Clinical Outcomes of Surgical Management of Positive Dysphotopsia
Authors
Nicole R. Fram, MD, ABO
Samuel Masket, MD

Purpose
Positive dysphotopsia (PD) is a debilitating reaction to uncomplicated cataract surgery causing unwanted optical images such as light arcs, streaks, glare, halo or starbursts. It is related to the internal reflection of the square edge optic and index of refraction. This study examines the clinical outcomes of surgical intervention to treat PD.

Methods
Nonrandomized retrospective review of 56 eyes of 47 patients (13 male, 33 female) mean age 66 years, having surgical management for PD between 2013 and 2019 in a private practice setting by surgeons SM and NF (Advanced Vision Care, Los Angeles, CA, USA). Thirty seven of 56 eyes (66.1% %) had isolated PD, and 19 of 56 eyes (33.9%) had a combination of ND (dark temoporal arc) and PD. Inclusion criteria: Visual acuity of 20/30 or better, no significant corneal, retinal or optic nerve pathology, no dislocated IOLs. Exclusion criteria: Corneal, macular or optic nerve disease, multifocal dysphotopsia alone (defined pattern of halos and starbursts while looking at a point source of light).

Results
Fifty six procedures were performed to treat PD with 9 failures. Of the 9 failures, 4 eyes had an additional IOL exchange with success. Five failures had no additional surgery. Of note, no patients were worsened by the surgical intervention. The material of the inciting IOLs were hydrophobic acrylic in 79%(44/56);Hydrophilic acrylic 7%(4/56),silicone in 9%(5/56) cases,and copolymer 5%(3/56).

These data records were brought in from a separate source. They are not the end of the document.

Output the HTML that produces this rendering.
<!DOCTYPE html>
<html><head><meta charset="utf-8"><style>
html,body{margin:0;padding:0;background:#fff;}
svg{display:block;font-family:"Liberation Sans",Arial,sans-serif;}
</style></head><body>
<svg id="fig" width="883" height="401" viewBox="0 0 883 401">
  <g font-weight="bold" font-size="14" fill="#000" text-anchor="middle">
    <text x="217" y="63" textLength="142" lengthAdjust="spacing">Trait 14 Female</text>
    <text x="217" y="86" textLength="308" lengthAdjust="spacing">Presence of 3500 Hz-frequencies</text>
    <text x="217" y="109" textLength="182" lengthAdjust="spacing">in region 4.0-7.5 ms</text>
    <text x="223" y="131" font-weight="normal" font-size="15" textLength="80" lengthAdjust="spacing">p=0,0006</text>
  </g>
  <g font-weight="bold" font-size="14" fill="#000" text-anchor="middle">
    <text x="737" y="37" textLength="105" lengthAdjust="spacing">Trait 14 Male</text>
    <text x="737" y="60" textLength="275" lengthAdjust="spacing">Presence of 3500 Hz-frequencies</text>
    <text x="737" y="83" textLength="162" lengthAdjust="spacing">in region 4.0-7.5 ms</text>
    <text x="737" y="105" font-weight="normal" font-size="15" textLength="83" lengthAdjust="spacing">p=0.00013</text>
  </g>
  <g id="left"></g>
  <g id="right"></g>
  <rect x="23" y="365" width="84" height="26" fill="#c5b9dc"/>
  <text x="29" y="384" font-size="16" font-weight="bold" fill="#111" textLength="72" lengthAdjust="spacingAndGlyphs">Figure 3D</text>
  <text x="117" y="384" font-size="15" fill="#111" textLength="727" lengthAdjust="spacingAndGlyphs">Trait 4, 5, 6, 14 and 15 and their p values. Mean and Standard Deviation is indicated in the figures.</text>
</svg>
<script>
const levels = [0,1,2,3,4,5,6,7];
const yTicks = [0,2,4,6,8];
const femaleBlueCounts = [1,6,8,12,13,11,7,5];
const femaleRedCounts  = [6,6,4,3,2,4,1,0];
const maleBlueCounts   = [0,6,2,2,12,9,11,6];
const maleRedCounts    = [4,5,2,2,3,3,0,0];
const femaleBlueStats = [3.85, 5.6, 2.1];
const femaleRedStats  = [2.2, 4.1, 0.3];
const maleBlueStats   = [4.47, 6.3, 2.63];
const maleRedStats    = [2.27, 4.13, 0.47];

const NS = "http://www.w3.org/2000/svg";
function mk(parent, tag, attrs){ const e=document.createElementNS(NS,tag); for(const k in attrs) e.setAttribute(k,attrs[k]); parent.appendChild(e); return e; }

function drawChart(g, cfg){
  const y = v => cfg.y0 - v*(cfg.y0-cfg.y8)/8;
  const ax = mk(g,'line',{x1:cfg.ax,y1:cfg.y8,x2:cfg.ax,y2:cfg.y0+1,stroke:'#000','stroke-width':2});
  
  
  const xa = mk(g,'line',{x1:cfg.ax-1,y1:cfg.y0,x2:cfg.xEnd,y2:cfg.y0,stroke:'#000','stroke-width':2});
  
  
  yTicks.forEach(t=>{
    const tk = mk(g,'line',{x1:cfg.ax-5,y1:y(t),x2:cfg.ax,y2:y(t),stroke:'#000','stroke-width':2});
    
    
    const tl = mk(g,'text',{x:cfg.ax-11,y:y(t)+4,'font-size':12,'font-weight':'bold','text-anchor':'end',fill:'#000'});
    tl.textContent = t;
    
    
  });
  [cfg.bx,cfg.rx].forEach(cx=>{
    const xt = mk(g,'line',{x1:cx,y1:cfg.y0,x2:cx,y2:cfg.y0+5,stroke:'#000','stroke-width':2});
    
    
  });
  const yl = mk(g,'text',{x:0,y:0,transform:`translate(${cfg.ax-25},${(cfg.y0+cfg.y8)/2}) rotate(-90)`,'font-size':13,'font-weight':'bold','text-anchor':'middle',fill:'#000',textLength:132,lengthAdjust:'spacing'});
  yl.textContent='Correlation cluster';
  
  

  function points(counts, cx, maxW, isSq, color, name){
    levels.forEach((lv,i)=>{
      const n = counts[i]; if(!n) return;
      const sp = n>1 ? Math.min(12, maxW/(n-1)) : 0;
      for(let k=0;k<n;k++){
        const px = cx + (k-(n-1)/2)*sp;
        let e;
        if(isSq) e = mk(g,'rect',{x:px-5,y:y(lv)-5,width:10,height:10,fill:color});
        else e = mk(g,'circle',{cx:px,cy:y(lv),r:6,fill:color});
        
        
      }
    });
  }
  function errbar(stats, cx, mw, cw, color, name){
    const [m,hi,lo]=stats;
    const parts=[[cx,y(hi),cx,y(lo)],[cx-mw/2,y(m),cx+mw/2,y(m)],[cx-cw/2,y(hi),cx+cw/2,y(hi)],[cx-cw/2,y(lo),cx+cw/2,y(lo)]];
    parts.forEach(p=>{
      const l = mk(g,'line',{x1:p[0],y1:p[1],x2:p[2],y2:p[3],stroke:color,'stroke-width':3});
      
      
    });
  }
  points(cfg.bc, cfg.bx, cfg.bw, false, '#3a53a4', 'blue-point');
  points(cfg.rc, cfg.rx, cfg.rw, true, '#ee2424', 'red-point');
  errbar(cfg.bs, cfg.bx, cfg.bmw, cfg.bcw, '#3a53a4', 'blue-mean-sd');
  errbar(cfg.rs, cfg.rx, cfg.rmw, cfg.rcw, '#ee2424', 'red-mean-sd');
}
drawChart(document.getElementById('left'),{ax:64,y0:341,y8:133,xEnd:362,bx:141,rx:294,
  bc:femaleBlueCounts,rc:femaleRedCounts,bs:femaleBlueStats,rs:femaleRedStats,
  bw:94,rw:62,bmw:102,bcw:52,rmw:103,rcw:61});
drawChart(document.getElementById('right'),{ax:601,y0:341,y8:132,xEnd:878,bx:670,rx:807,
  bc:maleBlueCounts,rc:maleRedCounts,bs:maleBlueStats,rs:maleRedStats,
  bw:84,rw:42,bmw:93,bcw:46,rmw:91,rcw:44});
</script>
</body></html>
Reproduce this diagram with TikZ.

IOL materials successful in the alleviation of PD using IOL exchange were as follows: 20/33 silicone (87.8%), 15/21 copolymer (76.2%), and 2/2 PMMA (100%). Specifically, IOL exchange for acrylic to silicone or acrylic to copolymer the percentages of improvement are 87% and 88%, respectively.

Conclusion
PD treatment is challenging with little neuroadaptation. Although miotic therapy is helpful, resolution is rare. Further, there are no true square posterior edge IOLs in the US. Fortunately, changing the IOL material has been successful in alleviating symptoms of PD. Silicone appears to be the most effective IOL material to treat PD in all comers.
Objective Quantification of Optical Scatter before and after Nd:YAG Capsulotomy Using a Double Pass Technique
Authors
Mujtaba A. Qazi, MD, ABO
Jay S. Pepose, MD, PhD, ABO

Purpose
To evaluate the utility of the HD Analyzer metrics to quantify visual improvement following Nd:YAG capsulotomy.

Methods
High (HC) and low (LC) contrast best spectacle-corrected distance visual acuity (BCVA) and HD Analyzer evaluation was performed on patients with mild to moderate posterior capsular opacification (PCO). Differences between pre- and post-operative measurements were calculated, along with the correlation of HD Analyzer metrics to changes in visual acuity.

Results
Following Nd:YAG capsulotomy, there was statistically significant improvement in HC- and LC-BCVA, decrease in optical scatter, and corresponding improvement in Strehl ratio and HD Analyzer values at all contrast levels tested (p≤0.05). Pearson test showed a high correlation between the improvement in HC-BCVA (r=0.78) and LC-BCVA (r=0.70) to the improvement in Objective Scatter Index (OSI). There was a higher correlation of pre-op HC-BCVA and LC-BCVA to pre-op OSI (r2=0.61 and 0.49, respectively) than of pre-op HC-BCVA and LC-BCVA to the subjective PCO grading score (r2<0.20).

Conclusion
The HD Analyzer provides objective measurements of light scatter that can assist with PCO grading and prediction of improvement of visual quality after ND:YAG laser capsulotomy, with higher accuracy than grading based upon slit lamp observation alone.